Still in uniform but not on active duty, he undertook an assault on the many wrongs that he saw in the German society and its military obsessions. This brought him many avid listeners and readers, especially among the young. It also brought him vilification, including that of his own father, and the dangerous attention of military prosecutors.
A high treason prosecution was conducted against him by Abteilung IIIb, the intelligence service of the General Staff led by colonel Walter Nicolai. The trial ended in 1918 with a negotiated admission into a mental health institution. He was released at the end of 1918, and continued his work as a radical journalist. He served a brief term in the Berlin Workers' and Soldiers' Council and tried in vain to organize a national court. Eventually he was forced out by right-wing social democrats.

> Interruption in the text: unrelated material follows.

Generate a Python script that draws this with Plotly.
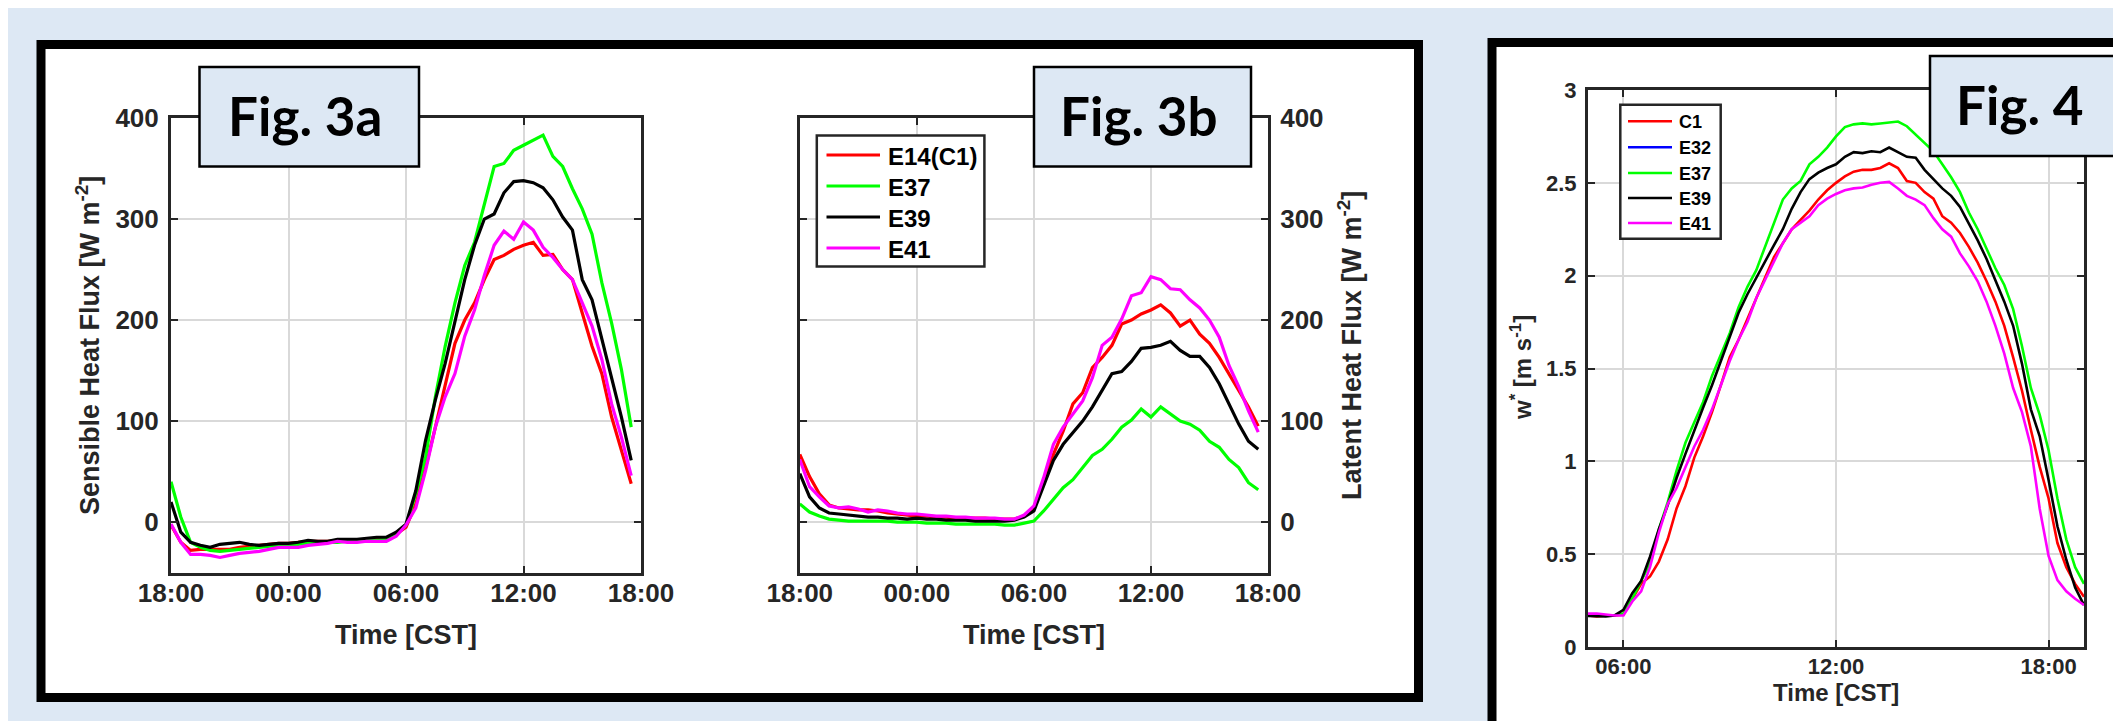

After the sudden death of his wife Ellen at twenty nine, he retreated to his estate at Waldfrieden to take care of his four young children, Jochen, Nils, Helga and Ivan. Nevertheless, he still took part in national and international campaigns for peace, understanding among nations, and a League of Nations. His estate Waldfrieden became a shelter for hunted leftist insurgents.
His assassination was ultimately decreed by the ultra-nationalist death squad Organisation Consul. In 1920, at the age of 39, he was shot by a commando of sixty soldiers from District Command III while supposedly trying to escape. The soldiers had mounted the operation under an anonymous call with the pretense of finding a hidden weapons cache, which was never found. Few were prosecuted and none were convicted.
In 1985, Helga Paasche removed the tombstone of her father from Waldfrieden to the archives of the German Youth Movement on Ludwigstein Castle, where it is part of a permanent Hans-Paasche-exhibition.
His life has been extensively documented by his daughter, Helga Paasche, the author Werner Lange and his grandson Dr. Gottfried Paasche (for many years a professor of sociology at Canada's York University), among others. Hans Paasche's great-granddaughter, Sarah Paasche-Orlow, is a Conservative Rabbi.[3]